Collected data =
* BEGIN *
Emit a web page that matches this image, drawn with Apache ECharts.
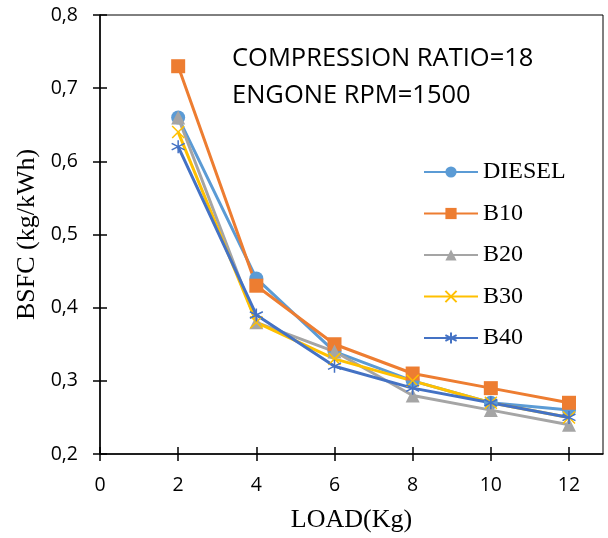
<!DOCTYPE html>
<html>
<head>
    <meta charset="utf-8">
    <title>BSFC</title>
    <script src="https://cdn.jsdelivr.net/npm/echarts@6/dist/echarts.min.js"></script>
</head>
<body style="margin:0">
    <div id="main" style="width: 608px;height:538px;"></div>
    <script type="text/javascript">
        // data
        let loads = [2, 4, 6, 8, 10, 12];
        let diesel = [0.66, 0.44, 0.34, 0.30, 0.27, 0.26];
        let b10 = [0.73, 0.43, 0.35, 0.31, 0.29, 0.27];
        let b20 = [0.66, 0.38, 0.34, 0.28, 0.26, 0.24];
        let b30 = [0.64, 0.38, 0.33, 0.30, 0.27, 0.25];
        let b40 = [0.62, 0.39, 0.32, 0.29, 0.27, 0.25];
        let seriesNames = ['DIESEL', 'B10', 'B20', 'B30', 'B40'];
        let yTicks = [0.2, 0.3, 0.4, 0.5, 0.6, 0.7, 0.8];
        let xTicks = [0, 2, 4, 6, 8, 10, 12];

        var myChart = echarts.init(document.getElementById('main'));

        let crossPath = 'path://M0,0L10,10M10,0L0,10';
        let starPath = 'path://M5,0L5,10M0.7,2.5L9.3,7.5M9.3,2.5L0.7,7.5';

        function pairs(vals) {
          return loads.map((x, i) => [x, vals[i]]);
        }

        let styles = [
          {color: '#5B9BD5', symbol: 'circle', size: 14},
          {color: '#ED7D31', symbol: 'rect', size: 14},
          {color: '#A5A5A5', symbol: 'triangle', size: 14},
          {color: '#FFC000', symbol: crossPath, size: 12},
          {color: '#4472C4', symbol: starPath, size: 13}
        ];
        let values = [diesel, b10, b20, b30, b40];

        let tickLabel = {fontFamily: 'Open Sans', fontSize: 19.5, color: '#000'};
        let tickStyle = {color: '#000', width: 1.5};

        var option = {
          animation: false,
          grid: {left: 100, top: 15, right: 5, bottom: 83, show: true, borderColor: '#000', borderWidth: 1},
          legend: {
            orient: 'vertical',
            left: 418,
            top: 155,
            itemWidth: 54,
            itemHeight: 14,
            itemGap: 17.5,
            textStyle: {fontFamily: 'Liberation Serif', fontSize: 24, color: '#000'},
            data: seriesNames
          },
          graphic: [
            {type: 'text', left: 232, top: 46, style: {text: 'COMPRESSION RATIO=18', font: '25.5px "Open Sans"', fill: '#000'}},
            {type: 'text', left: 232, top: 83, style: {text: 'ENGONE RPM=1500', font: '25.5px "Open Sans"', fill: '#000'}}
          ],
          xAxis: [{
            type: 'value', min: 0, max: 12.87,
            name: 'LOAD(Kg)', nameLocation: 'middle', nameGap: 53,
            nameTextStyle: {fontFamily: 'Liberation Serif', fontSize: 26, color: '#000'},
            axisLine: {lineStyle: {color: '#000', width: 1.5}},
            axisTick: {length: 7, customValues: xTicks, lineStyle: tickStyle},
            axisLabel: Object.assign({margin: 21, customValues: xTicks}, tickLabel),
            splitLine: {show: false}
          }, {
            type: 'value', min: 0, max: 12.87, position: 'bottom',
            axisLine: {show: false},
            axisTick: {inside: true, length: 7, customValues: xTicks, lineStyle: tickStyle},
            axisLabel: {show: false}, splitLine: {show: false}
          }],
          yAxis: [{
            type: 'value', min: 0.2, max: 0.8,
            name: 'BSFC (kg/kWh)', nameLocation: 'middle', nameGap: 60,
            nameTextStyle: {fontFamily: 'Liberation Serif', fontSize: 26, color: '#000'},
            axisLine: {show: true, lineStyle: {color: '#000', width: 1.5}},
            axisTick: {show: true, length: 7, customValues: yTicks, lineStyle: tickStyle},
            axisLabel: Object.assign({margin: 22, customValues: yTicks,
              formatter: v => v.toFixed(1).replace('.', ',')}, tickLabel),
            splitLine: {show: false}
          }, {
            type: 'value', min: 0.2, max: 0.8, position: 'left',
            axisLine: {show: false},
            axisTick: {show: true, inside: true, length: 7, customValues: yTicks, lineStyle: tickStyle},
            axisLabel: {show: false}, splitLine: {show: false}
          }],
          series: seriesNames.map((name, i) => ({
            name: name,
            type: 'line',
            data: pairs(values[i]),
            symbol: styles[i].symbol,
            symbolSize: styles[i].size,
            showAllSymbol: true,
            lineStyle: {color: styles[i].color, width: 3},
            itemStyle: i >= 3
              ? {color: styles[i].color, borderColor: styles[i].color, borderWidth: 1.5}
              : {color: styles[i].color}
          }))
        };
        myChart.setOption(option);
    </script>
</body>
</html>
* END *
Problem = Pictures stay out. Repeat only the lines from the beginning of the data through the line that has "let xTicks = [0, 2, 4, 6, 8, 10, 12];".

Solution below =
Emit a web page that matches this image, drawn with Apache ECharts.
<!DOCTYPE html>
<html>
<head>
    <meta charset="utf-8">
    <title>BSFC</title>
    <script src="https://cdn.jsdelivr.net/npm/echarts@6/dist/echarts.min.js"></script>
</head>
<body style="margin:0">
    <div id="main" style="width: 608px;height:538px;"></div>
    <script type="text/javascript">
        // data
        let loads = [2, 4, 6, 8, 10, 12];
        let diesel = [0.66, 0.44, 0.34, 0.30, 0.27, 0.26];
        let b10 = [0.73, 0.43, 0.35, 0.31, 0.29, 0.27];
        let b20 = [0.66, 0.38, 0.34, 0.28, 0.26, 0.24];
        let b30 = [0.64, 0.38, 0.33, 0.30, 0.27, 0.25];
        let b40 = [0.62, 0.39, 0.32, 0.29, 0.27, 0.25];
        let seriesNames = ['DIESEL', 'B10', 'B20', 'B30', 'B40'];
        let yTicks = [0.2, 0.3, 0.4, 0.5, 0.6, 0.7, 0.8];
        let xTicks = [0, 2, 4, 6, 8, 10, 12];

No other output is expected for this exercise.